PUBLISHER : John Wanamaker, 1861-1995.
ABOUT John Wanamaker (1838-1922) was born in Philadelphia. In 1861, with his brother-in-law Nathan Brown, he founded a men's clothing store in Philadelphia called Oak Hall. Brown died in 1868 and Wanamaker carried on the business alone, in 1876 buying the empty Pennsylvania Railroad station for a retail location. He renovated the terminal into a "Grand Depot" similar to London's Royal Exchange or Paris's Les Halles, forerunners of the modern department store.
By 1877, the interior of Wanamaker's was refurbished and expanded to include not only men's clothing, but women's clothing and dry goods as well. This was Philadelphia's first modern-day department store, and one of the earliest founded in America. A circular counter was placed at the center of the building, and concentric circles radiated around it with 129 counters of goods. This was Philadelphia's first modern-day department store, and one of the earliest founded in America. In 1911 it was rebuilt in a large new building at 13th and Market and, lasting through mergers and acquisitons, remained in name until 1995.
The Great Depot about 1876.
:
LUCILE’s ISSUED BY Wanamaker's:--From time to time Wanamaker's offered some variety of books book for direct sale in the store and by mail, often buying reprints of classics and adding its own, usually undated, title page. This copy is to date the only known copy of a Lucile with Wanamaker's imprint.
Owen Meredith. Lucile. Columbine Library. John Wanamaker. Philadelphia, New York: no date. Title page is tipped in; a front flylead and very likely a frontispiece have been removed. The tex block is printed from electroplates used by Richard Worthington and later by Rand, McNally & Co.. 130x193mm, 337 pages. Maroon cloth boards with blind-tooled design on front cover that extends over spine.
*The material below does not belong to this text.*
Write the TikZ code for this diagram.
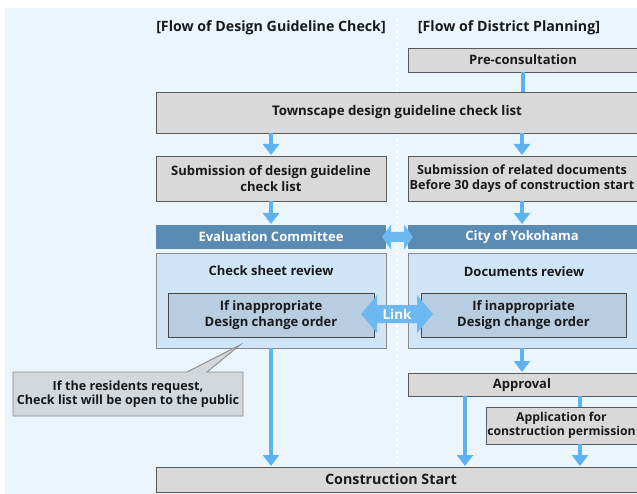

The design seems more similar to Rand, McNally bindings than Worthington's; Worthington dissolved in 1894 and Rand, McNally began business in 1895. "Mildred Evans" who signed the title page (and also a rear fly leaf) is very likely a younger member of an Evans family re-settled in Virginia from Paoli, Penna., in 1865. They brought with them a large library, "primarily from the Great Valley Library in the Paoli area" that Henry Hurt, Shade Tree Rare Books, Chatham, Virginia, purchased in 1999.